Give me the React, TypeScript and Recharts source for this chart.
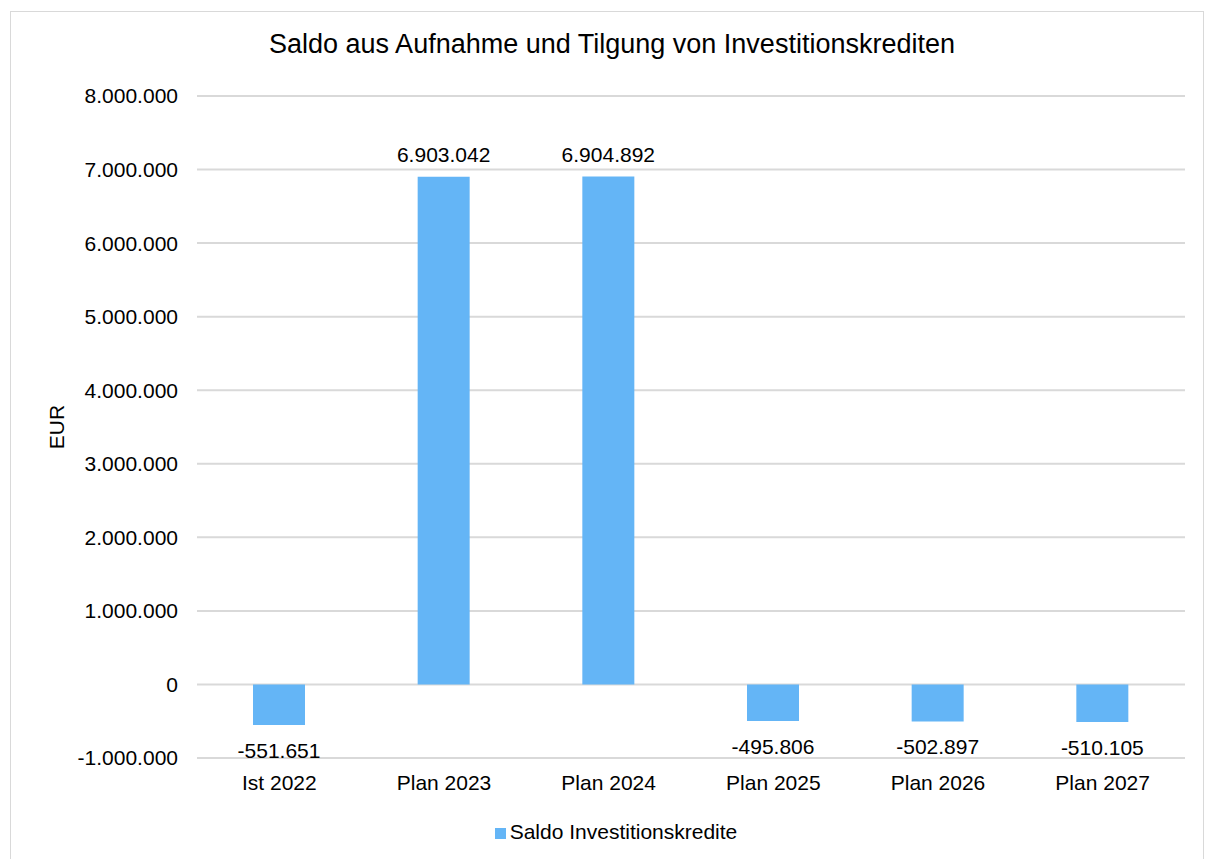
import { Bar, BarChart, CartesianGrid, LabelList, Legend, XAxis, YAxis } from "recharts";

const categories = ["Ist 2022", "Plan 2023", "Plan 2024", "Plan 2025", "Plan 2026", "Plan 2027"];
const saldo = [-551651, 6903042, 6904892, -495806, -502897, -510105];
const yTicks = [-1000000, 0, 1000000, 2000000, 3000000, 4000000, 5000000, 6000000, 7000000, 8000000];

const data = categories.map((name, i) => ({ name, saldo: saldo[i] }));

const font = "'Liberation Sans', Arial, sans-serif";

// German thousands separator
function fmt(v: number) {
  const s = Math.abs(Math.round(v)).toString().replace(/\B(?=(\d{3})+(?!\d))/g, ".");
  return (v < 0 ? "-" : "") + s;
}

function ValueLabel(props: any) {
  const { x, y, width, height, value } = props;
  const top = Math.min(y, y + height);
  const bottom = Math.max(y, y + height);
  const ty = value >= 0 ? top - 15 : bottom + 33;
  return (
    <text x={x + width / 2} y={ty} textAnchor="middle" fontSize={21} fill="#000" fontFamily={font}>
      {fmt(value)}
    </text>
  );
}

export default function App() {
  return (
    <div
      style={{
        position: "absolute",
        left: 10,
        top: 11,
        width: 1192,
        height: 858,
        border: "1px solid #d9d9d9",
        background: "#fff",
        fontFamily: font,
      }}
    >
      <div
        style={{
          position: "absolute",
          top: 17,
          left: 0,
          width: 1202,
          textAlign: "center",
          fontSize: 27,
          lineHeight: "31px",
          color: "#000",
        }}
      >
        Saldo aus Aufnahme und Tilgung von Investitionskrediten
      </div>
      <BarChart width={1192} height={858} data={data} margin={{ top: 84, right: 18, left: 86, bottom: 82 }}>
        <CartesianGrid stroke="#d9d9d9" strokeWidth={2} vertical={false} />
        <XAxis
          dataKey="name"
          axisLine={false}
          tickLine={false}
          tickSize={0}
          tickMargin={17}
          height={30}
          tick={{ fill: "#000", fontSize: 21, fontFamily: font }}
        />
        <YAxis
          type="number"
          domain={[-1000000, 8000000]}
          ticks={yTicks}
          interval={0}
          axisLine={false}
          tickLine={false}
          tickSize={0}
          tickMargin={19}
          width={100}
          tickFormatter={fmt}
          tick={{ fill: "#000", fontSize: 21, fontFamily: font }}
          label={{
            content: ({ viewBox }: any) => {
              const lx = viewBox.x - 33;
              const ly = viewBox.y + viewBox.height / 2;
              return (
                <text
                  x={lx}
                  y={ly}
                  transform={`rotate(-90 ${lx} ${ly})`}
                  textAnchor="middle"
                  fontSize={21}
                  fill="#000"
                  fontFamily={font}
                >
                  EUR
                </text>
              );
            },
          }}
        />
        <Legend
          verticalAlign="middle"
          align="center"
          iconType="square"
          iconSize={11}
          wrapperStyle={{ top: 808, left: 14, width: 1192, fontSize: 21, fontFamily: font }}
          formatter={(v: string) => <span style={{ color: "#000" }}>{v}</span>}
        />
        <Bar dataKey="saldo" name="Saldo Investitionskredite" fill="#64b5f6" barSize={52} isAnimationActive={false}>
          <LabelList dataKey="saldo" content={ValueLabel} />
        </Bar>
      </BarChart>
    </div>
  );
}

- Request:
Print the complete listing exactly, apart from any pictures.

- Result for this exercise:
Give me the React, TypeScript and Recharts source for this chart.
import { Bar, BarChart, CartesianGrid, LabelList, Legend, XAxis, YAxis } from "recharts";

const categories = ["Ist 2022", "Plan 2023", "Plan 2024", "Plan 2025", "Plan 2026", "Plan 2027"];
const saldo = [-551651, 6903042, 6904892, -495806, -502897, -510105];
const yTicks = [-1000000, 0, 1000000, 2000000, 3000000, 4000000, 5000000, 6000000, 7000000, 8000000];

const data = categories.map((name, i) => ({ name, saldo: saldo[i] }));

const font = "'Liberation Sans', Arial, sans-serif";

// German thousands separator
function fmt(v: number) {
  const s = Math.abs(Math.round(v)).toString().replace(/\B(?=(\d{3})+(?!\d))/g, ".");
  return (v < 0 ? "-" : "") + s;
}

function ValueLabel(props: any) {
  const { x, y, width, height, value } = props;
  const top = Math.min(y, y + height);
  const bottom = Math.max(y, y + height);
  const ty = value >= 0 ? top - 15 : bottom + 33;
  return (
    <text x={x + width / 2} y={ty} textAnchor="middle" fontSize={21} fill="#000" fontFamily={font}>
      {fmt(value)}
    </text>
  );
}

export default function App() {
  return (
    <div
      style={{
        position: "absolute",
        left: 10,
        top: 11,
        width: 1192,
        height: 858,
        border: "1px solid #d9d9d9",
        background: "#fff",
        fontFamily: font,
      }}
    >
      <div
        style={{
          position: "absolute",
          top: 17,
          left: 0,
          width: 1202,
          textAlign: "center",
          fontSize: 27,
          lineHeight: "31px",
          color: "#000",
        }}
      >
        Saldo aus Aufnahme und Tilgung von Investitionskrediten
      </div>
      <BarChart width={1192} height={858} data={data} margin={{ top: 84, right: 18, left: 86, bottom: 82 }}>
        <CartesianGrid stroke="#d9d9d9" strokeWidth={2} vertical={false} />
        <XAxis
          dataKey="name"
          axisLine={false}
          tickLine={false}
          tickSize={0}
          tickMargin={17}
          height={30}
          tick={{ fill: "#000", fontSize: 21, fontFamily: font }}
        />
        <YAxis
          type="number"
          domain={[-1000000, 8000000]}
          ticks={yTicks}
          interval={0}
          axisLine={false}
          tickLine={false}
          tickSize={0}
          tickMargin={19}
          width={100}
          tickFormatter={fmt}
          tick={{ fill: "#000", fontSize: 21, fontFamily: font }}
          label={{
            content: ({ viewBox }: any) => {
              const lx = viewBox.x - 33;
              const ly = viewBox.y + viewBox.height / 2;
              return (
                <text
                  x={lx}
                  y={ly}
                  transform={`rotate(-90 ${lx} ${ly})`}
                  textAnchor="middle"
                  fontSize={21}
                  fill="#000"
                  fontFamily={font}
                >
                  EUR
                </text>
              );
            },
          }}
        />
        <Legend
          verticalAlign="middle"
          align="center"
          iconType="square"
          iconSize={11}
          wrapperStyle={{ top: 808, left: 14, width: 1192, fontSize: 21, fontFamily: font }}
          formatter={(v: string) => <span style={{ color: "#000" }}>{v}</span>}
        />
        <Bar dataKey="saldo" name="Saldo Investitionskredite" fill="#64b5f6" barSize={52} isAnimationActive={false}>
          <LabelList dataKey="saldo" content={ValueLabel} />
        </Bar>
      </BarChart>
    </div>
  );
}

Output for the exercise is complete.